For the past three days, total open interest has increased by 5,160 contracts and the December contract has advanced only $4.00. We think this signals the market has run out of steam for now, and that a correction is overdue. From September 8, when December cocoa generated short and intermediate term buy signals through September 23, total open interest has increased every day, which brings the cumulative increase to 33,654 contracts while December cocoa has advanced $147.00.
As this report is being compiled on September 24, December cocoa is trading $10.00 lower. As we have said before, global macro risk is increasing, and this increases the likelihood of a meltdown in markets worldwide. Although, we think clients should stand aside in cocoa, if trading it, options should be used not futures.
Dollar index: On September 23, the December dollar index generated a short-term buy signal, but remains on an intermediate term sell signal.
The December dollar index lost 24 points on volume of 40,676 contracts. Total open interest increased by 492 contracts, which relative to volume is approximately 50% below average, however yesterday’s total open interest increase on the price decline is negative. This follows the total open interest decline of 1,270 contracts on September 22 when the dollar index advanced 41.2 points, which is another negative day. As this report is being compiled on September 24, the dollar index is trading 24.1 points lower after making a daily low of 95.575, which is below yesterday’s print of 96.185.
Although, the dollar index generated a short-term buy signal yesterday, with negative open interest stats, it is possible this signal may reverse. If this were to occur, the daily high must be below OIA’s key pivot point for September 24 of 95.414. As it stands, the dollar index is pulling back the day after the generation of the buy signal, which is typical and not unusual.
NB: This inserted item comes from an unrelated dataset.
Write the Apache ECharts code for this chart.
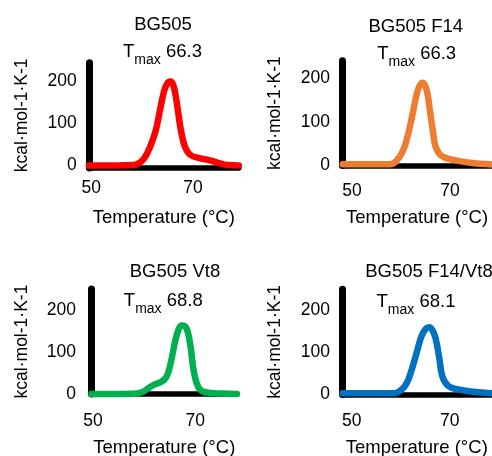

Conceivably, another day or two of corrective action is in order and as long as there is not a reversal of the short-term buy signal, the dollar index is likely to trend higher in the period ahead.
Euro:
The December euro advanced 75 pips on volume of 223,718 contracts. Total open interest increased by 5,655 contracts, which relative to volume is average. The total open interest increase in yesterday’s trading signifies that new buyers were entering the market and driving prices higher (1.1229). It would have been far more favorable (from a bearish position point of view) if total open interest has declined on yesterday’s advance. This makes us extra cautious because managed money is substantially net short and yesterday’s advance did not shake them loose.
On September 22, the December euro generated a short-term sell signal, and typically after the generation of sell signals markets tend to have counter trend rallies lasting 1-3 days and September 24 is the second day of the rally. The rally on September 24 is occurring when the major US stock indices are trading sharply lower, and conceivably the euro is once again becoming a flight to safety currency.
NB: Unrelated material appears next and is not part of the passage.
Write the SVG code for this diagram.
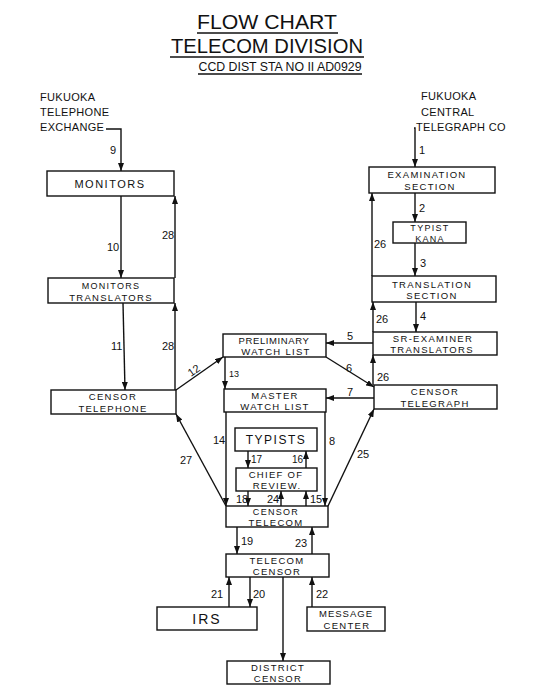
<svg xmlns="http://www.w3.org/2000/svg" width="533" height="700" viewBox="0 0 533 700">
<style>
.bg{fill:#fff}
.box{fill:#fff;stroke:#111;stroke-width:1.4}
.ln{fill:none;stroke:#111;stroke-width:1.4}
.t{font-family:"Liberation Sans",Arial,sans-serif;font-size:9.5px;fill:#111;text-anchor:middle;letter-spacing:1.3px}
.lb{font-family:"Liberation Sans",Arial,sans-serif;font-size:11px;fill:#111}
.src{font-family:"Liberation Sans",Arial,sans-serif;font-size:11px;fill:#111;letter-spacing:0.3px}
.ttl{font-family:"Liberation Sans",Arial,sans-serif;fill:#111;text-anchor:middle}
</style>
<defs>
<marker id="ar" markerWidth="8" markerHeight="6" refX="8" refY="3" orient="auto" markerUnits="userSpaceOnUse">
<path d="M0,0 L8,3 L0,6 z" fill="#111"/>
</marker>
</defs>
<rect class="bg" x="0" y="0" width="533" height="700"/>

<g id="title">
<text class="ttl" x="267" y="29" style="font-size:21px" textLength="140" lengthAdjust="spacingAndGlyphs">FLOW CHART</text>
<line class="ln" x1="197" y1="33" x2="338" y2="33"/>
<text class="ttl" x="267" y="53" style="font-size:21px" textLength="192" lengthAdjust="spacingAndGlyphs">TELECOM DIVISION</text>
<line class="ln" x1="170" y1="57" x2="364" y2="57"/>
<text class="ttl" x="280" y="71" style="font-size:12px" textLength="163" lengthAdjust="spacingAndGlyphs">CCD DIST STA NO II AD0929</text>
<line class="ln" x1="198" y1="74" x2="362" y2="74"/>
</g>

<g id="src-phone">
<text class="src" x="40" y="101">FUKUOKA</text>
<text class="src" x="40" y="116">TELEPHONE</text>
<text class="src" x="40" y="131">EXCHANGE</text>
</g>
<g id="src-telegraph">
<text class="src" x="421" y="100">FUKUOKA</text>
<text class="src" x="421" y="116">CENTRAL</text>
<text class="src" x="416" y="131">TELEGRAPH CO</text>
</g>

<g id="monitors"><rect class="box" x="47" y="171" width="127" height="25"/><text class="t" x="110" y="188" style="font-size:11px;letter-spacing:1.5px">MONITORS</text></g>
<g id="monitors-translators"><rect class="box" x="48" y="278" width="126" height="25"/><text class="t" x="111" y="289" style="font-size:9px">MONITORS</text><text class="t" x="111" y="300.5">TRANSLATORS</text></g>
<g id="censor-telephone"><rect class="box" x="51" y="390" width="125" height="24"/><text class="t" x="113" y="400">CENSOR</text><text class="t" x="113" y="411.5">TELEPHONE</text></g>

<g id="preliminary-watch-list"><rect class="box" x="223" y="334" width="103" height="23"/><text class="t" x="274" y="344" style="letter-spacing:0.6px">PRELIMINARY</text><text class="t" x="276" y="355">WATCH LIST</text></g>
<g id="master-watch-list"><rect class="box" x="224" y="389" width="102" height="23"/><text class="t" x="275" y="399">MASTER</text><text class="t" x="275" y="410">WATCH LIST</text></g>
<g id="typists"><rect class="box" x="235" y="428" width="82" height="23"/><text class="t" x="276" y="444" style="font-size:12px;letter-spacing:1.5px">TYPISTS</text></g>
<g id="chief-of-review"><rect class="box" x="236" y="468" width="81" height="23"/><text class="t" x="276" y="478">CHIEF OF</text><text class="t" x="277" y="489">REVIEW.</text></g>
<g id="censor-telecom"><rect class="box" x="226" y="506" width="102" height="21"/><text class="t" x="276" y="515" style="font-size:9px">CENSOR</text><text class="t" x="276" y="525.5">TELECOM</text></g>
<g id="telecom-censor"><rect class="box" x="226" y="554" width="103" height="23"/><text class="t" x="277" y="564">TELECOM</text><text class="t" x="277" y="575">CENSOR</text></g>
<g id="irs"><rect class="box" x="157" y="607" width="100" height="23"/><text class="t" x="207" y="624" style="font-size:14px;letter-spacing:2px">IRS</text></g>
<g id="message-center"><rect class="box" x="307" y="607" width="78" height="24"/><text class="t" x="346" y="617" style="letter-spacing:1px">MESSAGE</text><text class="t" x="347" y="628.5">CENTER</text></g>
<g id="district-censor"><rect class="box" x="227" y="661" width="103" height="23"/><text class="t" x="278" y="671">DISTRICT</text><text class="t" x="278" y="682">CENSOR</text></g>

<g id="examination-section"><rect class="box" x="369" y="167" width="126" height="26"/><text class="t" x="427" y="178">EXAMINATION</text><text class="t" x="430" y="190">SECTION</text></g>
<g id="typist-kana"><rect class="box" x="393" y="222" width="73" height="21"/><text class="t" x="430" y="231" style="font-size:9px">TYPIST</text><text class="t" x="430" y="241.5" style="font-size:9px">KANA</text></g>
<g id="translation-section"><rect class="box" x="372" y="276" width="124" height="26"/><text class="t" x="432" y="287.5">TRANSLATION</text><text class="t" x="432" y="299">SECTION</text></g>
<g id="sr-examiner"><rect class="box" x="373" y="332" width="124" height="23"/><text class="t" x="433" y="342">SR-EXAMINER</text><text class="t" x="432" y="353">TRANSLATORS</text></g>
<g id="censor-telegraph"><rect class="box" x="374" y="385" width="123" height="24"/><text class="t" x="435" y="395">CENSOR</text><text class="t" x="435" y="406.5">TELEGRAPH</text></g>

<g id="connectors">
<polyline class="ln" points="106,129 121,129 121,171" marker-end="url(#ar)"/>
<line class="ln" x1="121" y1="196" x2="121" y2="278" marker-end="url(#ar)"/>
<line class="ln" x1="123" y1="303" x2="125" y2="390" marker-end="url(#ar)"/>
<line class="ln" x1="175" y1="390" x2="175" y2="303" marker-end="url(#ar)"/>
<line class="ln" x1="175" y1="278" x2="175" y2="196" marker-end="url(#ar)"/>
<line class="ln" x1="176" y1="390" x2="223" y2="357" marker-end="url(#ar)"/>
<line class="ln" x1="225" y1="357" x2="225" y2="389" marker-end="url(#ar)"/>
<line class="ln" x1="226" y1="412" x2="226" y2="506" marker-end="url(#ar)"/>
<line class="ln" x1="325" y1="412" x2="325" y2="506" marker-end="url(#ar)"/>
<line class="ln" x1="248" y1="451" x2="248" y2="468" marker-end="url(#ar)"/>
<line class="ln" x1="306" y1="468" x2="306" y2="451" marker-end="url(#ar)"/>
<line class="ln" x1="248" y1="491" x2="248" y2="506" marker-end="url(#ar)"/>
<line class="ln" x1="281" y1="506" x2="281" y2="491" marker-end="url(#ar)"/>
<line class="ln" x1="306" y1="506" x2="306" y2="491" marker-end="url(#ar)"/>
<line class="ln" x1="226" y1="506" x2="176" y2="414" marker-end="url(#ar)"/>
<line class="ln" x1="328" y1="506" x2="374" y2="409" marker-end="url(#ar)"/>
<line class="ln" x1="237" y1="527" x2="237" y2="554" marker-end="url(#ar)"/>
<line class="ln" x1="312" y1="554" x2="312" y2="527" marker-end="url(#ar)"/>
<line class="ln" x1="250" y1="577" x2="250" y2="607" marker-end="url(#ar)"/>
<line class="ln" x1="229" y1="607" x2="229" y2="577" marker-end="url(#ar)"/>
<line class="ln" x1="312" y1="607" x2="312" y2="577" marker-end="url(#ar)"/>
<line class="ln" x1="283" y1="577" x2="283" y2="661" marker-end="url(#ar)"/>
<polyline class="ln" points="414,128 415,128 415,167" marker-end="url(#ar)"/>
<line class="ln" x1="415" y1="193" x2="415" y2="222" marker-end="url(#ar)"/>
<line class="ln" x1="415" y1="243" x2="415" y2="276" marker-end="url(#ar)"/>
<line class="ln" x1="416" y1="302" x2="416" y2="332" marker-end="url(#ar)"/>
<line class="ln" x1="373" y1="385" x2="373" y2="355" marker-end="url(#ar)"/>
<line class="ln" x1="373" y1="332" x2="373" y2="302" marker-end="url(#ar)"/>
<line class="ln" x1="372" y1="276" x2="372" y2="193" marker-end="url(#ar)"/>
<line class="ln" x1="373" y1="343" x2="326" y2="343" marker-end="url(#ar)"/>
<line class="ln" x1="326" y1="357" x2="374" y2="387" marker-end="url(#ar)"/>
<line class="ln" x1="374" y1="398" x2="326" y2="398" marker-end="url(#ar)"/>
</g>

<g id="labels">
<text class="lb" x="110" y="154">9</text>
<text class="lb" x="107" y="251">10</text>
<text class="lb" x="162" y="239">28</text>
<text class="lb" x="111" y="350">11</text>
<text class="lb" x="162" y="350">28</text>
<text class="lb" transform="translate(191,377) rotate(-35)">12</text>
<text class="lb" x="229" y="377" style="font-size:9px">13</text>
<text class="lb" x="213" y="444">14</text>
<text class="lb" x="329" y="445">8</text>
<text class="lb" x="251" y="463" style="font-size:10px">17</text>
<text class="lb" x="292" y="463" style="font-size:10px">16</text>
<text class="lb" x="236" y="503">18</text>
<text class="lb" x="267" y="503">24</text>
<text class="lb" x="310" y="503">15</text>
<text class="lb" x="180" y="464">27</text>
<text class="lb" x="357" y="458">25</text>
<text class="lb" x="241" y="545">19</text>
<text class="lb" x="295" y="547">23</text>
<text class="lb" x="211" y="598">21</text>
<text class="lb" x="253" y="598">20</text>
<text class="lb" x="316" y="598">22</text>
<text class="lb" x="419" y="154">1</text>
<text class="lb" x="419" y="212">2</text>
<text class="lb" x="420" y="267">3</text>
<text class="lb" x="420" y="320">4</text>
<text class="lb" x="374" y="248">26</text>
<text class="lb" x="376" y="323">26</text>
<text class="lb" x="377" y="381">26</text>
<text class="lb" x="347" y="340">5</text>
<text class="lb" x="346" y="372">6</text>
<text class="lb" x="347" y="396">7</text>
</g>
</svg>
We do not think that the sell signal will be reversed, but if it were to occur, the low of the day must be above OIA’s key pivot point for September 24 of 1.1364. The first indication the short term sell signal is about to reverse would be a close above OIA’s pivot point of 1.1291, then a daily low above this pivot point.
British pound: On September 23, the December British pound generated a short-term sell signal, which reversed the September 17 short-term buy signal. The December pound remains on an intermediate term sell signal.
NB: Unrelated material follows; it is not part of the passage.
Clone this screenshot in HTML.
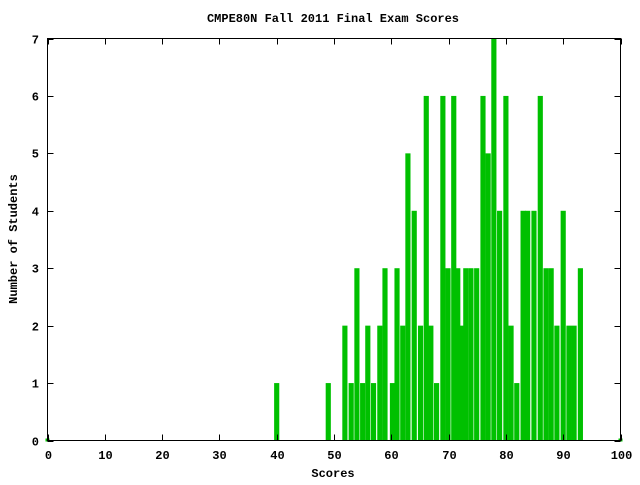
<!DOCTYPE html>
<html><head><meta charset="utf-8"><style>
body{margin:0;background:#fff;}
svg text{font-family:"Liberation Mono",monospace;font-weight:bold;font-size:12px;fill:#000;}
</style></head><body>
<svg id="chart" width="640" height="480" xmlns="http://www.w3.org/2000/svg">
<rect width="640" height="480" fill="#fff"/>
<text x="333" y="22" text-anchor="middle">CMPE80N Fall 2011 Final Exam Scores</text>
<text x="333" y="477" text-anchor="middle">Scores</text>
<text x="0" y="0" text-anchor="middle" transform="translate(17,239) rotate(-90)">Number of Students</text>
<g id="bars"></g>
<g id="axes"></g>
</svg>
<script>
const scores = [0,40,49,51.9,53,54,55,55.9,56.9,58,58.9,60.2,61,62,62.9,64,65.1,66.1,66.9,67.9,69,69.9,70.9,71.6,72.2,73,73.9,74.9,76,76.9,77.9,78.9,80,80.9,81.9,83,83.8,84.9,86,87,87.9,88.9,90,91,91.9,93,100];
const counts = [0,1,1,2,1,3,1,2,1,2,3,1,3,2,5,4,2,6,2,1,6,3,6,3,2,3,3,3,6,5,7,4,6,2,1,4,4,4,6,3,3,2,4,2,2,3,0];
const xTicks = [0,10,20,30,40,50,60,70,80,90,100];
const yTicks = [0,1,2,3,4,5,6,7];
const NS="http://www.w3.org/2000/svg";
const L=47.5,R=620.5,T=38.5,B=440.5;
const xs=v=>L+(R-L)*v/100;
const ys=v=>B-(B-T)*v/7;
const bars=document.getElementById('bars');
scores.forEach((s,i)=>{
  const r=document.createElementNS(NS,'rect');
  const w=(xs(0.9)-xs(0));
  const h=Math.max(ys(0)-ys(counts[i]),0);
  r.setAttribute('x',xs(s)-w/2);
  r.setAttribute('y',ys(counts[i]));
  r.setAttribute('width',w);
  r.setAttribute('height',counts[i]===0?3:h);
  if(counts[i]===0){r.setAttribute('y',ys(0)-2);r.setAttribute('width',4);r.setAttribute('x',xs(s)-2);}
  r.setAttribute('fill','#00c000');
  
  
  bars.appendChild(r);
});
const ax=document.getElementById('axes');
function line(x1,y1,x2,y2){const l=document.createElementNS(NS,'line');l.setAttribute('x1',x1);l.setAttribute('y1',y1);l.setAttribute('x2',x2);l.setAttribute('y2',y2);l.setAttribute('stroke','#000');l.setAttribute('stroke-width','1');ax.appendChild(l);return l;}
function text(x,y,s,anchor){const t=document.createElementNS(NS,'text');t.setAttribute('x',x);t.setAttribute('y',y);t.setAttribute('text-anchor',anchor);t.textContent=s;ax.appendChild(t);return t;}
const frame=document.createElementNS(NS,'rect');
frame.setAttribute('x',L);frame.setAttribute('y',T);frame.setAttribute('width',R-L);frame.setAttribute('height',B-T);
frame.setAttribute('fill','none');frame.setAttribute('stroke','#000');


ax.appendChild(frame);
xTicks.forEach(v=>{
  const x=Math.round(xs(v))+0.5;
  line(x,B,x,B-6);line(x,T,x,T+6);
  const t=text(x,459,String(v),'middle');
  
  
});
yTicks.forEach(v=>{
  const y=Math.round(ys(v))+0.5;
  line(L,y,L+6,y);line(R,y,R-6,y);
  const t=text(39,y+4,String(v),'end');
  
  
});
</script>
</body></html>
The December British pound lost 1.06 cents on volume of 102,357 contracts. Total open interest increased by 4,125 contracts, which relative to volume is approximately 30% above average meaning that aggressive new short-sellers were entering the market in large numbers and driving prices lower (1.5214).
From September 18 through September 23 total open interest has increased by 6,709 contracts while the December contract has lost 3.54 cents. This is clearly a pattern of bearish open interest action relative to the price decline. As this report is being compiled on September 24, the December pound is trading 3 pips lower and has made a daily low of 1.5194, which is the lowest print since September 8 (1.5136). We have no recommendation.
WTI crude oil:
November WTI crude oil lost $1.88 on volume of 725,549 contracts. Total open interest declined by 15,059 contracts, which relative to volume is approximately 20% below average. As this report is being compiled on September 24, the November contract is trading 17 cents higher and has made a daily high of 45.17, which dramatically below yesterday’s high of 47.15 and is just 1 cent above OIA’s pivot point for September 24 of 45.16.
If the November contract closes below the pivot point ($45.16), the chances increase a short-term sell signal will be generated during the next couple of days. For this to occur, the daily high must be below OIA’s key pivot point for September 24 of 43.74. The rally will resume, which we think is unlikely if the daily low is above OIA’s pivot point of $46.24 We have no recommendation.
Copper: On September 23, December copper generated a short-term sell signal, which reversed the September 9 short-term buy signal. December copper remains on an intermediate term sell signal.
December copper lost 20 ticks on volume of 46,420 contracts. Total open interest declined by a substantial 2,483 contracts, which relative to volume is approximately 110% above average meaning liquidation was extremely heavy on the fractional decline. As this report is being compiled on September 24, December copper is trading 55 ticks higher on the day. We have no recommendation.
Gold:
On September 24, December gold is rallying sharply and we will report on today’s activity tomorrow. December gold will not generate a short-term buy signal on September 24 because the daily low ($1129.50) is below OIA’s key pivot point of $1132.10. The daily low must be above the pivot to generate a short-term buy signal.
S&P 500 E-mini:
The S&P 500 E-mini lost 3.50 points on volume of 1,427,136 contracts. Total open interest declined just 3,673. As this report is being compiled on September 24, the December contract is trading 19.75 points lower and has made a new low for the move of 1897.25, which is the lowest print since 1898.75 made on September 1.
Prior to the announcement by the Federal Reserve regarding interest rates, we recommended the initiation of long options straddles in the October contract, and the market has been trading lower ever since. We continue to see extreme weakness and think we are on the precipice of a major downside move.
Volatility continues to be elevated, and this is helping the straddle maintain its value, which will probably continue as long as market participants feel equities are vulnerable to further downside. As we have said before, the increase in volatility offsets some of time decay that is occurring in the October contract. To reiterate: if clients are concerned about time decay in the October contract, they should switch into November, or December if they prefer a longer dated option.